══ Given data

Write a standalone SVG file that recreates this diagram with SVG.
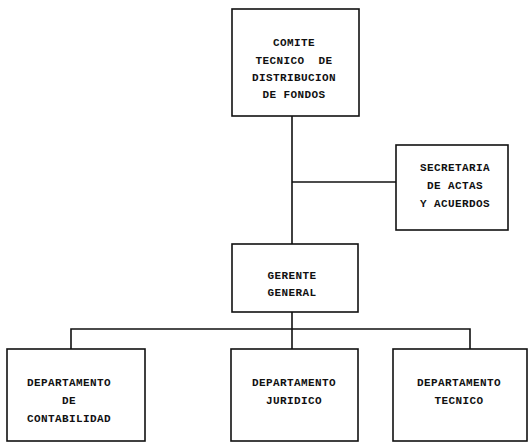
<svg xmlns="http://www.w3.org/2000/svg" width="532" height="443" viewBox="0 0 532 443">
<style>
.box{fill:#fff;stroke:#111;stroke-width:1.6}
.ln{fill:none;stroke:#111;stroke-width:1.6}
text{font-family:"Liberation Mono","DejaVu Sans Mono",monospace;font-size:11px;font-weight:bold;fill:#111;text-anchor:middle;letter-spacing:0.4px;white-space:pre}
</style>
<rect width="532" height="443" fill="#fff"/>
<g id="connectors">
<path class="ln" d="M292 116 V244"/>
<path class="ln" d="M292 182 H396"/>
<path class="ln" d="M292 312 V329"/>
<path class="ln" d="M71 349 V329 H470 V349"/>
<path class="ln" d="M292 329 V349"/>
</g>
<g id="comite">
<rect class="box" x="232" y="9" width="127" height="107"/>
<text x="294" y="46">COMITE</text>
<text x="294" y="64" xml:space="preserve">TECNICO  DE</text>
<text x="294" y="81">DISTRIBUCION</text>
<text x="294" y="98">DE FONDOS</text>
</g>
<g id="secretaria">
<rect class="box" x="396" y="145" width="112" height="85"/>
<text x="455" y="171">SECRETARIA</text>
<text x="455" y="189">DE ACTAS</text>
<text x="455" y="207">Y ACUERDOS</text>
</g>
<g id="gerente">
<rect class="box" x="232" y="244" width="126" height="68"/>
<text x="292" y="279">GERENTE</text>
<text x="292" y="296">GENERAL</text>
</g>
<g id="contabilidad">
<rect class="box" x="7" y="349" width="138" height="92"/>
<text x="69" y="386">DEPARTAMENTO</text>
<text x="69" y="404">DE</text>
<text x="69" y="422">CONTABILIDAD</text>
</g>
<g id="juridico">
<rect class="box" x="231" y="349" width="127" height="92"/>
<text x="294" y="386">DEPARTAMENTO</text>
<text x="294" y="404">JURIDICO</text>
</g>
<g id="tecnico">
<rect class="box" x="393" y="349" width="134" height="92"/>
<text x="459" y="386">DEPARTAMENTO</text>
<text x="459" y="404">TECNICO</text>
</g>
</svg>
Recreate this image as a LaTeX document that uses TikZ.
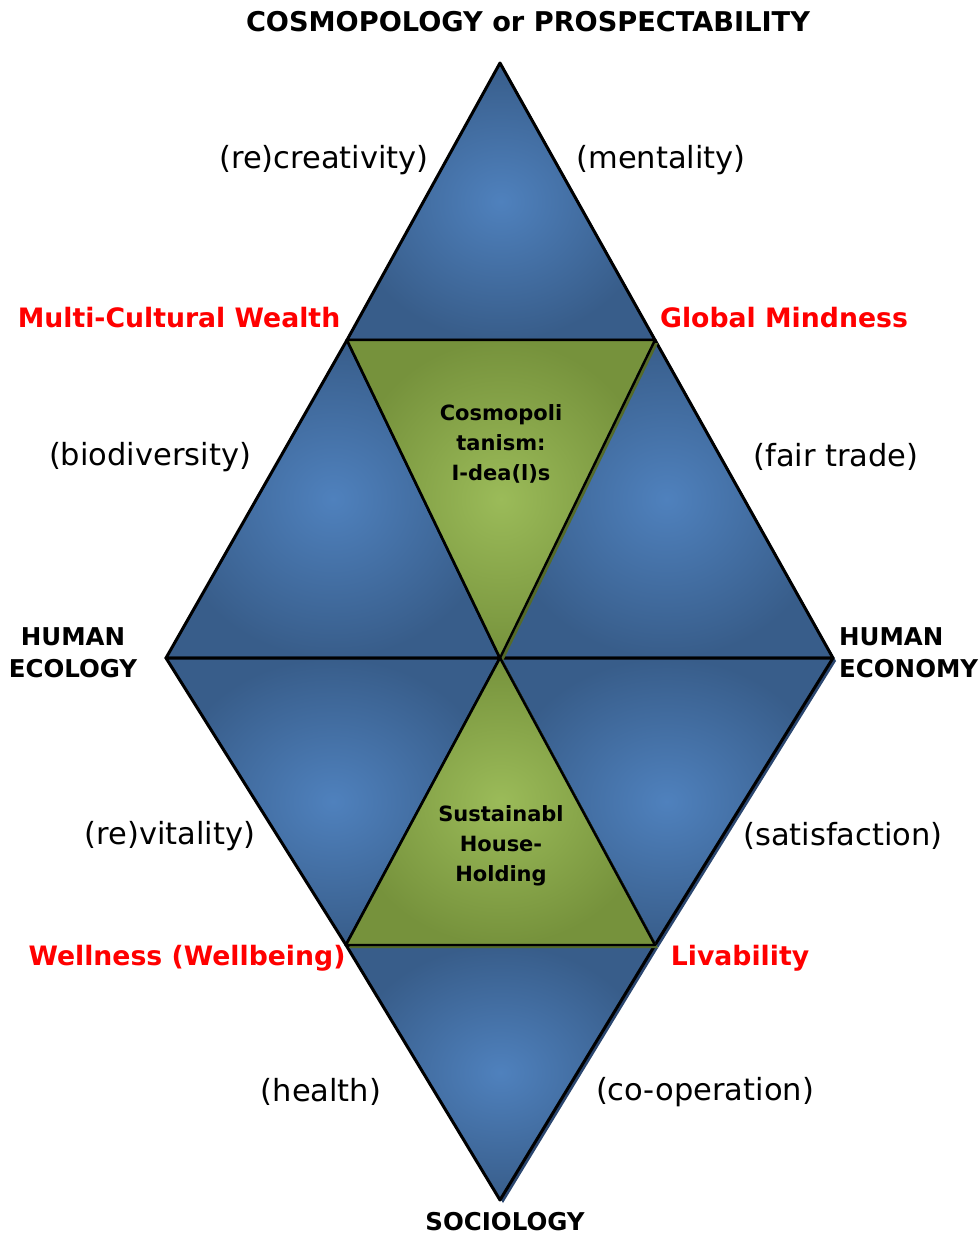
\documentclass[tikz,border=0pt]{standalone}
\usepackage{fontspec}
\setmainfont{DejaVu Sans}
\usepackage{xcolor}
\usepackage{tikz}
\usetikzlibrary{positioning}
\definecolor{bluein}{HTML}{4F81BD}
\definecolor{blueout}{HTML}{385D8A}
\definecolor{blueshadow}{HTML}{2B4770}
\definecolor{greenin}{HTML}{9BBB59}
\definecolor{greenout}{HTML}{76923C}
\definecolor{greenshadow}{HTML}{556B2A}
\tikzset{
  bluetri/.style={inner color=bluein, outer color=blueout, draw=black, line width=3pt, line join=round},
  greentri/.style={inner color=greenin, outer color=greenout, draw=black, line width=2.4pt, line join=round},
  shadowtri/.style={fill=#1, transform canvas={xshift=3pt, yshift=-3pt}},
  pole/.style={font=\bfseries\fontsize{24.5}{32}\selectfont, align=center, inner sep=1pt},
  quality/.style={font=\bfseries\fontsize{26.7}{30}\selectfont, text=red},
  aspect/.style={font=\fontsize{30.5}{34}\selectfont},
  core/.style={font=\bfseries\fontsize{21}{30}\selectfont, align=center}
}

\begin{document}
\begin{tikzpicture}[x=1pt, y=-1pt]
		\useasboundingbox (0,0) rectangle (978,1235);
		% corners of the diamond
		\coordinate (top) at (500,63);
		\coordinate (left) at (166,658);
		\coordinate (right) at (833,658);
		\coordinate (bottom) at (500,1200);
		\coordinate (centre) at (500,658);
		\coordinate (ul) at (347,340);
		\coordinate (ur) at (655,340);
		\coordinate (ll) at (346,945);
		\coordinate (lr) at (655,945);
		% blue triangles
		\foreach \a/\b/\c in {top/ul/ur, ul/left/centre, ur/centre/right, left/centre/ll, centre/right/lr, ll/lr/bottom}
			\path[shadowtri=blueshadow] (\a) -- (\b) -- (\c) -- cycle;
		\foreach \a/\b/\c in {top/ul/ur, ul/left/centre, ur/centre/right, left/centre/ll, centre/right/lr, ll/lr/bottom}
			\shade[bluetri] (\a) -- (\b) -- (\c) -- cycle;
		% green triangles
		\foreach \a/\b/\c in {ul/ur/centre, centre/ll/lr} {
			\path[shadowtri=greenshadow] (\a) -- (\b) -- (\c) -- cycle;
			\shade[greentri] (\a) -- (\b) -- (\c) -- cycle;
		}
		%
		\node[core] (cosmop) at (501,444) {Cosmopoli\\tanism:\\I-dea(l)s};
		\node[core] (sustain) at (501,846) {Sustainabl\\House-\\Holding};
		%
		\node[pole, font=\bfseries\fontsize{27.2}{30}\selectfont] (cosmo) at (528,22) {COSMOPOLOGY or PROSPECTABILITY};
		\node[pole] (hecol) at (73,653) {HUMAN\\ECOLOGY};
		\node[pole, align=left, anchor=west] (hecon) at (838,653) {HUMAN\\ECONOMY};
		\node[pole] (socio) at (505,1222) {SOCIOLOGY};
		%
		\node[quality] (multi) at (179,318) {Multi-Cultural Wealth};
		\node[quality] (global) at (784,318) {Global Mindness};
		\node[quality] (well) at (187,958) {Wellness (Wellbeing)};
		\node[quality] (liv) at (740,958) {Livability};
		%
		\node[aspect] (recreat) at (324,160) {(re)creativity)};
		\node[aspect] (mental) at (661,160) {(mentality)};
		\node[aspect] (biodiv) at (150,457) {(biodiversity)};
		\node[aspect] (fair) at (836,457) {(fair trade)};
		\node[aspect] (revital) at (170,836) {(re)vitality)};
		\node[aspect] (satisf) at (843,836) {(satisfaction)};
		\node[aspect] (health) at (321,1092) {(health)};
		\node[aspect] (coop) at (705,1092) {(co-operation)};
	\end{tikzpicture}
\end{document}
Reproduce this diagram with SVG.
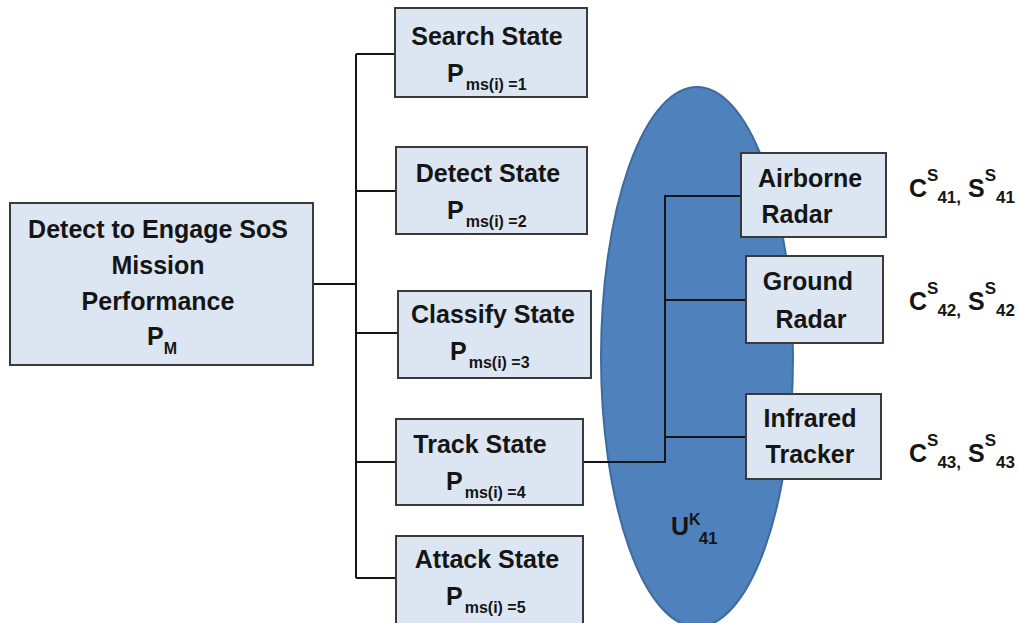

════

*Directions for this task*.
Show the lines from the data above that contain the string "standalone".

*Reply*.
Write a standalone SVG file that recreates this diagram with SVG.
\documentclass[tikz,border=0pt]{standalone}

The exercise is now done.